Fluid-present anatexis of metapelites at El Joyazo (SE Spain): constraints from Raman spectroscopy of graphite

Abstract

The garnet-biotite-sillimanite anatectic xenoliths in the Neogene dacite dome of El Joyazo (also called Cerro de Hoyazo, SE Spain) contain four types of graphite (I to IV), distinguished on the basis of grain size and texture. Structural characterization of graphite by Laser Raman spectroscopy (LRS) shows systematic differences in the degree of ordering among the four types: only type III is fully consistent with the granulite-facies conditions reached by the xenoliths during partial melting, the others indicate metamorphic temperatures covering amphibolite-facies conditions, with only a few examples of granulite-grade crystallinity. All graphite crystallized before or during the anatectic event, indicating that a large fraction of the graphite did not equilibrate at peak temperatures. The mm-scale coexistence of different types and degrees of ordering in the graphite suggests different origins, i.e. of biogenic derivation and “fluid-deposited”, and is explained in terms of fluid-melt-graphite interaction during the anatectic event. Disequilibrium behaviour during high-temperature metamorphism and anatexis is typical of types I, II and particularly of IV, and is attributed to sluggish kinetics of solid-state graphitization, mainly owing to the limited time of the process and carbon saturation of the intergranular fluid.
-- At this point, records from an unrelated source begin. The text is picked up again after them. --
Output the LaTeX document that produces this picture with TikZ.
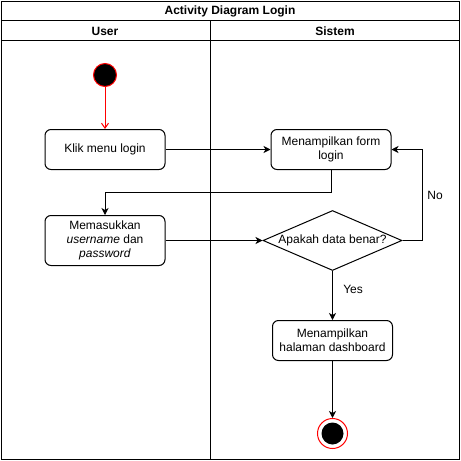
\documentclass[tikz,border=0pt]{standalone}
\usepackage{fontspec}
\setmainfont{Liberation Sans}
\usepackage{tikz}
\usetikzlibrary{arrows.meta,positioning,shapes.geometric}
\usepackage{xcolor}
\definecolor{startred}{RGB}{255,0,0}
\tikzset{
  action/.style={rectangle,draw,rounded corners=6pt,fill=white,minimum width=120pt,minimum height=40pt,align=center,inner sep=2pt},
  decision/.style={diamond,draw,fill=white,aspect=2.3,minimum width=139pt,minimum height=60pt,inner sep=0pt},
  startnode/.style={circle,draw=startred,fill=black,minimum size=23pt,inner sep=0pt},
  endnode/.style={circle,draw=startred,fill=white,minimum size=30pt,inner sep=0pt,
    path picture={\fill[black] (path picture bounding box.center) circle (11pt);}},
  lanehead/.style={font=\fontsize{12pt}{14pt}\selectfont\bfseries},
}
\begin{document}
\begin{tikzpicture}[x=1pt,y=1pt,>={Stealth[length=7pt,width=7pt,inset=2pt]},line width=1pt,
    font=\fontsize{12pt}{14pt}\selectfont,node distance=44pt and 105pt]
  \useasboundingbox (0,0) rectangle (461,-461);
  % pool and lanes
  \draw (1,-1) rectangle (459,-459);
  \draw (1,-20.5) -- (459,-20.5);
  \draw (1,-40.5) -- (459,-40.5);
  \draw (210.5,-20.5) -- (210.5,-459);
  \node[lanehead] (title) at (230,-11) {Activity Diagram Login};
  \node[lanehead] (user) at (105,-31) {User};
  \node[lanehead] (sistem) at (335,-31) {Sistem};

  % activities
  \node[startnode] (start) at (105,-75) {};
  \node[action,below=42pt of start] (klik) {Klik menu login};
  \node[action,right=105pt of klik] (form) {Menampilkan form\\login};
  \node[action,below=45pt of klik,minimum height=50pt] (masuk) {Memasukkan\\\textit{username} dan\\\textit{password}};
  \node[decision,right=97pt of masuk] (cek) {Apakah data benar?};
  \node[action,below=49pt of cek] (dashboard) {Menampilkan\\halaman dashboard};
  \node[endnode,below=57pt of dashboard] (end) {};

  \draw[->,startred,>={Straight Barb[length=5pt,width=7pt]}] (start) -- (klik);
  \draw[->] (klik) -- (form);
  \draw[->] (form.south) -- ++(0,-22) -| (masuk.north);
  \draw[->] (masuk) -- (cek);
  \draw[->] (cek.east) -- ++(20,0) |- (form.east) node[pos=0.25,right=1pt] {No};
  \draw[->] (cek) -- (dashboard) node[pos=0.38,right=7pt] {Yes};
  \draw[->] (dashboard) -- (end);
\end{tikzpicture}
\end{document}
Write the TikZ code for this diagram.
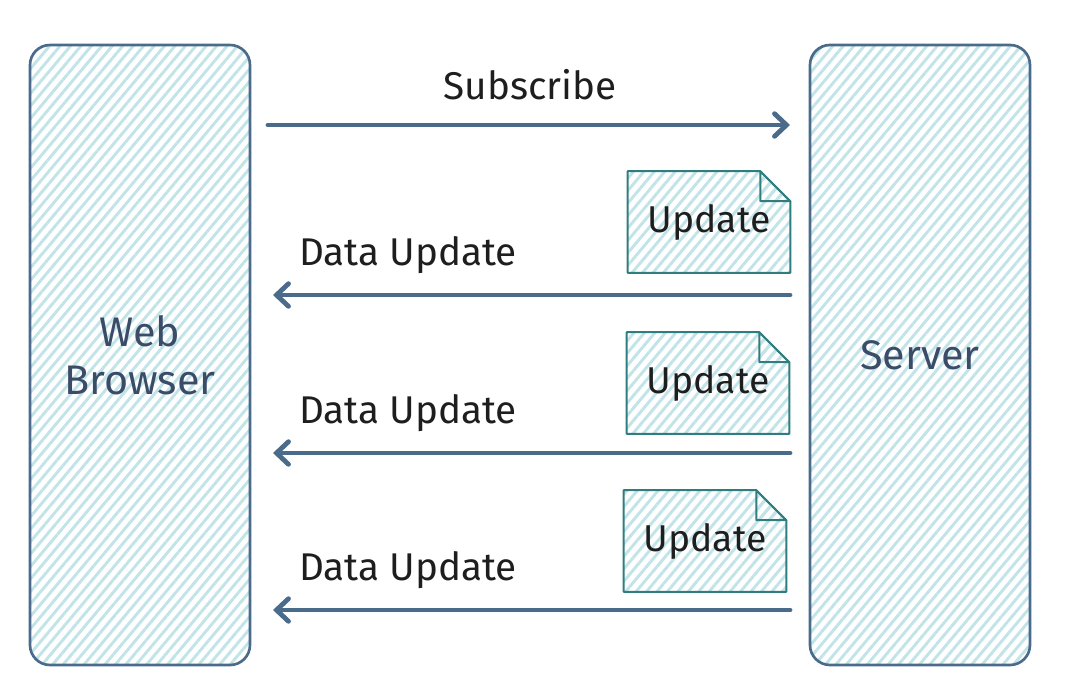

The coexisting, well-ordered type III graphite is the product of melting in the presence of a graphite-saturated fluid, a process that would account for the deposition of new graphite. The LRS results, together with petrologic observations, suggest that it is possible that high melt fractions can be generated by fluid-present melting of a metasedimentary protolith also in a closed system. Although this contradicts the commonly accepted hypothesis that, due to limited rock porosities, extensive fluid-present melting is precluded unless infiltration occurs, it is a possible end-member model in anatectic settings characterized by rapid heating rates and low-grade source rocks.